Depending on the terminal you use, you can either right click on the link http://0.0.0.0:8888/ to open it in a web browser or just directly type it into the address bar a web browser. On Windows, please use the link http://localhost:8888/ instead.

You should now see a web browser window such as this:

Enter cscs as the password to authenticate.

Now please navigate to the exercise worksheets by clicking on exercises and then exercise-2-pytorch.

Now click on CSCS-summer-school-2017-exercise-2.ipynb to start the exercise notebook.

Exercise 3: Inference Compilation

In the Docker instance change directory into the third programming project

cd exercises/exercise-3-inference-compilation

tmux

Then start a tmux session which will let you switch between several programs in the same terminal (this will be needed to run the probabilistic program and the neural network at the same time):

tmux

Once inside a tmux session, you can:

  • Split panes: Control + b and "
  • Switch between panes: Control + b and <arrow key>
  • Exit using exit command
  • Detach the current session: Control + b and d

Once detached, you can re-attach to a detached session using tmux attach.

The Captcha worksheet

Create a new tmux session from the exercises/exercise-3-inference-compilation folder by running tmux and split the session to two panes using Control + b and ". In one of the panes, start a Clojure browser-based repl

lein gorilla :port 31415 :ip 0.0.0.0

Open a web browser and browse to the Captcha exercise in src/worksheets/captcha.clj (solutions are here and follow the instructions.

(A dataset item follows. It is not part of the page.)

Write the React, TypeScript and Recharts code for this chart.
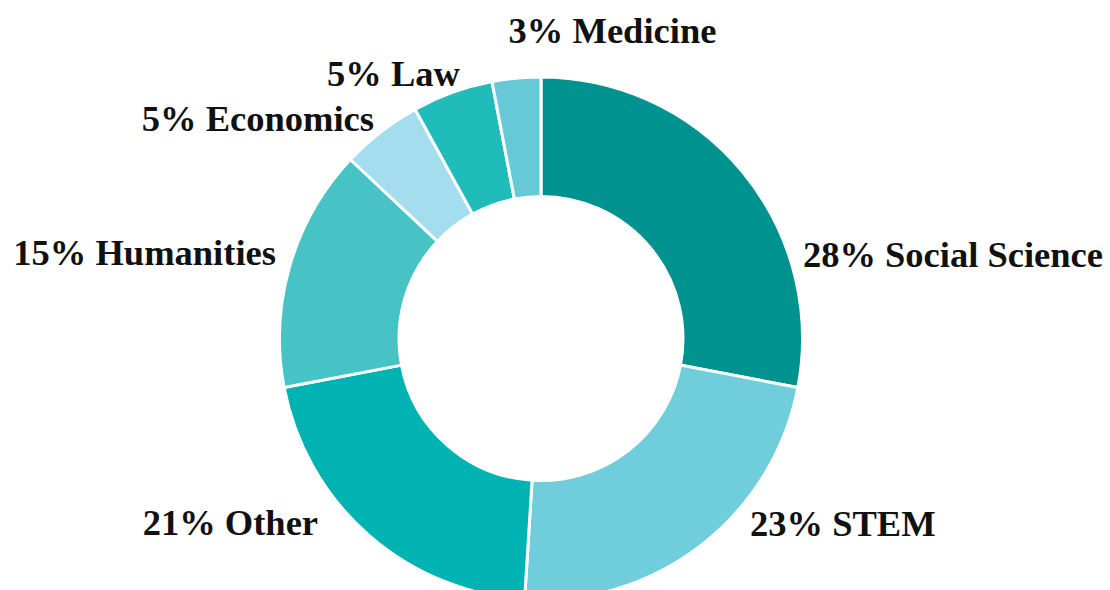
import React from "react";
import { PieChart, Pie, Cell } from "recharts";

const categories = ["Social Science", "STEM", "Other", "Humanities", "Economics", "Law", "Medicine"];
const shares = [28, 23, 21, 15, 5, 5, 3];
const colors = ["#00928E", "#70CDDC", "#00B3B3", "#47C3C6", "#A4DDEE", "#20BCBA", "#67C9D8"];

// label layout nudges (px) relative to the radial anchor point
const labelNudges: [number, number][] = [
  [45, 108],
  [36.5, -25],
  [-36.8, -14.7],
  [5.3, 5],
  [5.5, 14.9],
  [14.3, 12.4],
  [98, -15],
];

const data = categories.map((name, i) => ({ name, value: shares[i] }));

const RAD = Math.PI / 180;

const renderLabel = (props: any) => {
  const { cx, cy, midAngle, outerRadius, index, name, value } = props;
  const r = outerRadius + 20;
  const c = Math.cos(-midAngle * RAD);
  const s = Math.sin(-midAngle * RAD);
  const [dx, dy] = labelNudges[index] || [0, 0];
  const x = cx + r * c + dx;
  const y = cy + r * s + dy;
  const anchor = Math.abs(c) < 0.2 ? "middle" : c > 0 ? "start" : "end";
  return (
    <text
      x={x}
      y={y}
      textAnchor={anchor}
      fill="#111111"
      fontFamily="'Liberation Serif', 'DejaVu Serif', serif"
      fontWeight="bold"
      fontSize={36.5}
    >
      {`${value}% ${name}`}
    </text>
  );
};

export default function App() {
  return (
    <div style={{ position: "absolute", left: 0, top: 0, width: 1110, height: 590, background: "#ffffff" }}>
      <PieChart width={1110} height={590} margin={{ top: 0, right: 0, bottom: 0, left: 0 }}>
        <Pie
          data={data}
          dataKey="value"
          nameKey="name"
          cx={541}
          cy={338.5}
          innerRadius={142}
          outerRadius={261.5}
          startAngle={90}
          endAngle={-270}
          stroke="#ffffff"
          strokeWidth={3}
          label={renderLabel}
          labelLine={false}
          isAnimationActive={false}
        >
          {data.map((d, i) => (
            <Cell key={d.name} fill={colors[i]} />
          ))}
        </Pie>
      </PieChart>
    </div>
  );
}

When you work through the notebook, there will be a point in which you will switch to the other tmux pane using Control + b and <arrow key> to start training the neural network.

Downloading the pre-trained compilation artifact

For the solutions worksheet to work, you will need to download a pre-trained artifact for the Captcha probabilistic program from here into the exercises/exercise-3-inference-compilation/resources/ folder.